Short-chained ZnO nanostructures intensify heat transfer in d-mannitol based thermal energy storage systems

Abstract

Nanostructures as additives can enhance the performance of thermal energy storage systems that employ organic phase change materials. A composite (ZnO-Mannitol) containing short-chained zinc oxide nanostructures dispersed in d-Mannitol has been prepared with the concentration of dispersed phase ranging between 0.5 and 5 wt%. The composites were characterized for morphology, dispersed phase-Mannitol interactions and the latent heat of phase transition. The performance of the composites was compared with that of d-Mannitol during the discharge cycle by measuring the overall heat transfer coefficient for latent heat and solid phase sensible heat release under identical test conditions. With the parameters of planetary milling employed for the preparation of composites, those containing ZnO nanostructures at 0.5 wt% and 1 wt% reduced the degree of supercooling by 6.3 °C and 6.5 °C, respectively.

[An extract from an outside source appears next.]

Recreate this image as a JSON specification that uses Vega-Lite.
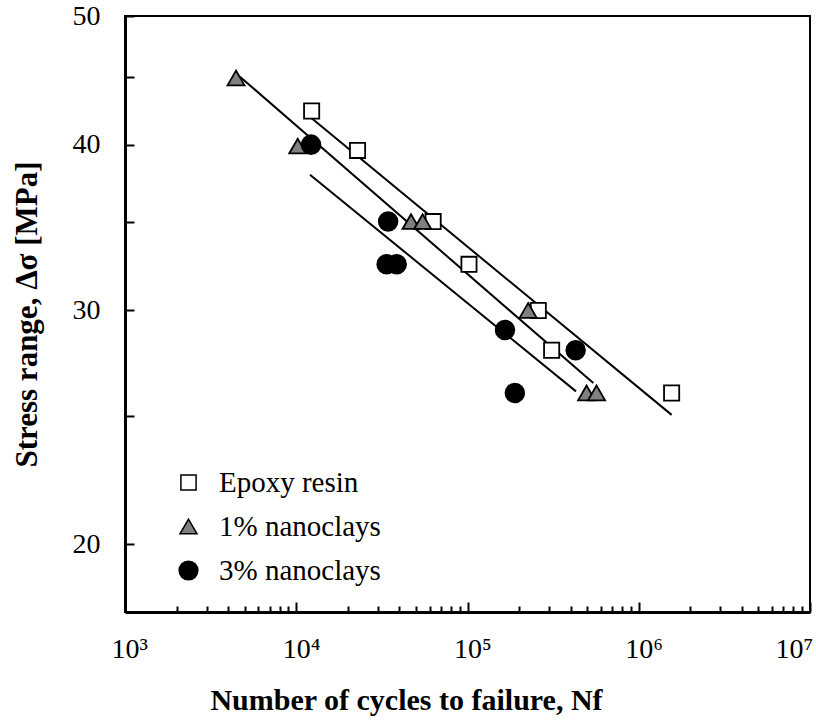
{
  "$schema": "https://vega.github.io/schema/vega-lite/v6.json",
  "width": 685,
  "height": 596,
  "autosize": "none",
  "padding": {"left": 125, "top": 16, "right": 6, "bottom": 112},
  "background": "white",
  "config": {
    "font": "Liberation Serif",
    "view": {"stroke": "black", "strokeWidth": 2},
    "axis": {"grid": false, "domainColor": "black", "domainWidth": 3, "tickColor": "black", "tickWidth": 2, "labelColor": "black", "titleColor": "black", "labelFont": "Liberation Serif", "titleFont": "Liberation Serif"},
    "legend": {"labelFont": "Liberation Serif", "labelColor": "black", "labelFontSize": 29, "labelOffset": 16, "labelLimit": 400, "rowPadding": 14, "padding": 0, "title": null}
  },
  "datasets": {
    "points": [
      {"series": "Epoxy resin", "cycles": 12300, "stress": 42.4},
      {"series": "Epoxy resin", "cycles": 22800, "stress": 39.6},
      {"series": "Epoxy resin", "cycles": 63000, "stress": 35},
      {"series": "Epoxy resin", "cycles": 102000, "stress": 32.5},
      {"series": "Epoxy resin", "cycles": 259000, "stress": 30},
      {"series": "Epoxy resin", "cycles": 310000, "stress": 28},
      {"series": "Epoxy resin", "cycles": 1556000, "stress": 26},
      {"series": "1% nanoclays", "cycles": 4450, "stress": 44.9},
      {"series": "1% nanoclays", "cycles": 10200, "stress": 39.9},
      {"series": "1% nanoclays", "cycles": 46800, "stress": 35},
      {"series": "1% nanoclays", "cycles": 54700, "stress": 35},
      {"series": "1% nanoclays", "cycles": 226000, "stress": 30},
      {"series": "1% nanoclays", "cycles": 496000, "stress": 26},
      {"series": "1% nanoclays", "cycles": 567000, "stress": 26},
      {"series": "3% nanoclays", "cycles": 12200, "stress": 40},
      {"series": "3% nanoclays", "cycles": 34400, "stress": 35},
      {"series": "3% nanoclays", "cycles": 33700, "stress": 32.5},
      {"series": "3% nanoclays", "cycles": 38600, "stress": 32.5},
      {"series": "3% nanoclays", "cycles": 165500, "stress": 29},
      {"series": "3% nanoclays", "cycles": 428000, "stress": 28},
      {"series": "3% nanoclays", "cycles": 189000, "stress": 26}
    ],
    "fits": [
      {"series": "Epoxy resin", "cycles": 12300, "stress": 41.87},
      {"series": "Epoxy resin", "cycles": 1556000, "stress": 25.03},
      {"series": "1% nanoclays", "cycles": 4690, "stress": 45.0},
      {"series": "1% nanoclays", "cycles": 543000, "stress": 26.45},
      {"series": "3% nanoclays", "cycles": 12030, "stress": 37.96},
      {"series": "3% nanoclays", "cycles": 430000, "stress": 26.07}
    ]
  },
  "layer": [
    {
      "data": {"name": "fits"},
      "mark": {"type": "line", "color": "black", "strokeWidth": 2},
      "encoding": {
        "x": {"field": "cycles", "type": "quantitative"},
        "y": {"field": "stress", "type": "quantitative"},
        "detail": {"field": "series"}
      }
    },
    {
      "data": {"name": "points"},
      "mark": {"type": "point", "filled": true, "stroke": "black", "strokeWidth": 1.8, "opacity": 1},
      "encoding": {
        "x": {
          "field": "cycles", "type": "quantitative",
          "scale": {"type": "log", "domain": [1000, 10000000], "nice": false},
          "axis": {
            "values": [1000, 2000, 3000, 4000, 5000, 6000, 7000, 8000, 9000, 10000, 20000, 30000, 40000, 50000, 60000, 70000, 80000, 90000, 100000, 200000, 300000, 400000, 500000, 600000, 700000, 800000, 900000, 1000000, 2000000, 3000000, 4000000, 5000000, 6000000, 7000000, 8000000, 9000000, 10000000],
            "labelExpr": "datum.value == 1000 ? '10³' : datum.value == 10000 ? '10⁴' : datum.value == 100000 ? '10⁵' : datum.value == 1000000 ? '10⁶' : datum.value == 10000000 ? '10⁷' : ''",
            "tickSize": {"condition": {"test": "indexof([1000,10000,100000,1000000,10000000], datum.value) >= 0", "value": -10}, "value": -6},
            "labelFontSize": 28,
            "labelAlign": "left",
            "labelOffset": {"condition": {"test": "datum.value == 10000000", "value": -35}, "value": -14},
            "labelPadding": 33,
            "labelFlush": false,
            "labelOverlap": false,
            "labelBound": false,
            "title": "Number of cycles to failure, Nf",
            "titleFontSize": 30,
            "titleFontWeight": "bold",
            "titleX": 281,
            "titleAlign": "center",
            "titlePadding": 18
          }
        },
        "y": {
          "field": "stress", "type": "quantitative",
          "scale": {"type": "log", "domain": [17.78, 50], "nice": false},
          "axis": {
            "values": [20, 25, 30, 35, 40, 45, 50],
            "labelExpr": "datum.value % 10 == 0 ? datum.label : ''",
            "tickSize": -9,
            "labelFontSize": 28,
            "labelPadding": 34,
            "labelFlush": false,
            "labelOverlap": false,
            "title": "Stress range, Δσ [MPa]",
            "titleFontSize": 31,
            "titleFontWeight": "bold",
            "titlePadding": 29
          }
        },
        "shape": {
          "field": "series", "type": "nominal",
          "scale": {"domain": ["Epoxy resin", "1% nanoclays", "3% nanoclays"], "range": ["square", "triangle-up", "circle"]},
          "legend": {"orient": "none", "legendX": 49, "legendY": 452, "encode": {"symbols": {"update": {"stroke": {"value": "black"}, "strokeWidth": {"value": 1.8}}}}}
        },
        "fill": {
          "field": "series", "type": "nominal",
          "scale": {"domain": ["Epoxy resin", "1% nanoclays", "3% nanoclays"], "range": ["white", "#808080", "black"]},
          "legend": {"orient": "none", "legendX": 49, "legendY": 452, "encode": {"symbols": {"update": {"stroke": {"value": "black"}, "strokeWidth": {"value": 1.8}}}}}
        },
        "size": {
          "field": "series", "type": "nominal",
          "scale": {"domain": ["Epoxy resin", "1% nanoclays", "3% nanoclays"], "range": [230, 350, 220]},
          "legend": {"orient": "none", "legendX": 49, "legendY": 452, "encode": {"symbols": {"update": {"stroke": {"value": "black"}, "strokeWidth": {"value": 1.8}}}}}
        }
      }
    }
  ]
}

The presence of short-chained nanostructures as clustered networks, heterogeneous nucleation and possible elevation in thermal conductivity enhanced the discharge rate for all the compositions of the composites investigated. This work clearly demonstrates 88.4 % and 98 % relative increase in the overall heat transfer coefficient for 1 wt% and 2 wt% ZnO-Mannitol composite, when discharged through a vertical cylindrical surface, in contact with a well-stirred liquid maintained at a constant temperature.